### WHAT THE EXERCISE ASKS
The lines to extract run from the first line of the material below to the line containing "from matplotlib.ticker import FuncFormatter", both included; leave the pictures behind.

### COLLECTED DATA

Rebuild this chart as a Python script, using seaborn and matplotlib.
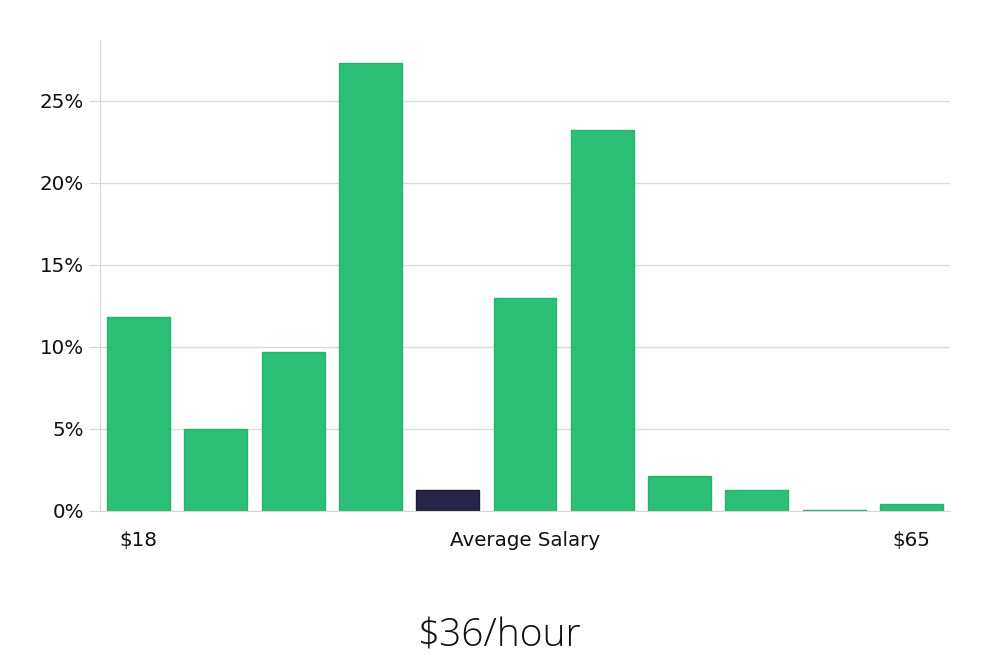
import matplotlib
matplotlib.use('Agg')
import matplotlib.pyplot as plt
import pandas as pd
import seaborn as sns
from matplotlib.ticker import FuncFormatter

# salary distribution, share of jobs per bin (%)
bins = list(range(11))
shares = [11.8, 5.0, 9.7, 27.3, 1.3, 13.0, 23.2, 2.1, 1.3, 0.06, 0.4]
is_avg = [False, False, False, False, True, False, False, False, False, False, False]
tick_pos = [0, 5, 10]
tick_labels = ["$18", "Average Salary", "$65"]
title = "$36/hour"

green = "#2bbf77"
dark = "#27244a"


def graph_plot():
    data = pd.DataFrame({"bin": bins, "share": shares,
                         "kind": ["avg" if a else "other" for a in is_avg]})

    sns.set_style("white")
    plt.rcParams['font.family'] = ['DejaVu Sans']
    fig = plt.figure(figsize=(10, 6.6), dpi=100)
    ax = fig.add_axes([0.1, 0.226, 0.85, 0.713])

    sns.barplot(data=data, x="bin", y="share", hue="kind",
                palette={"avg": dark, "other": green}, dodge=False,
                saturation=1, width=0.815, legend=False, ax=ax)
    for patch in ax.patches:
        fc = patch.get_facecolor()
        if fc[1] < 0.5:
            patch.set_edgecolor("#1c1a36")
        else:
            patch.set_edgecolor("#22b56c")
        patch.set_linewidth(1)

    ax.set_xlim(-0.5, 10.5)
    ax.set_ylim(0, 28.7)
    ax.set_yticks([0, 5, 10, 15, 20, 25])
    ax.yaxis.set_major_formatter(FuncFormatter(lambda v, p: f"{v:.0f}%"))
    ax.set_xticks(tick_pos)
    ax.set_xticklabels(tick_labels)
    ax.set_xlabel("")
    ax.set_ylabel("")

    ax.grid(axis="y", color="#dcdcdc", linewidth=1)
    ax.set_axisbelow(True)
    for side in ["top", "right"]:
        ax.spines[side].set_visible(False)
    ax.spines["left"].set_color("#d6d6d6")
    ax.spines["bottom"].set_color("#d6d6d6")
    ax.tick_params(axis="y", length=8, color="#d6d6d6", labelsize=14.3,
                   labelcolor="#111111", pad=3.5, left=True)
    ax.tick_params(axis="x", length=0, labelsize=14.3, labelcolor="#111111", pad=14.5)

    fig.text(0.5, 0.02, title, ha="center", va="baseline", fontsize=28,
             family=["Open Sans", "DejaVu Sans"], fontweight="light", color="#111111")

    plt.savefig("out.png", dpi=100)


if __name__ == '__main__':
    graph_plot()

### ANSWER BELOW
Rebuild this chart as a Python script, using seaborn and matplotlib.
import matplotlib
matplotlib.use('Agg')
import matplotlib.pyplot as plt
import pandas as pd
import seaborn as sns
from matplotlib.ticker import FuncFormatter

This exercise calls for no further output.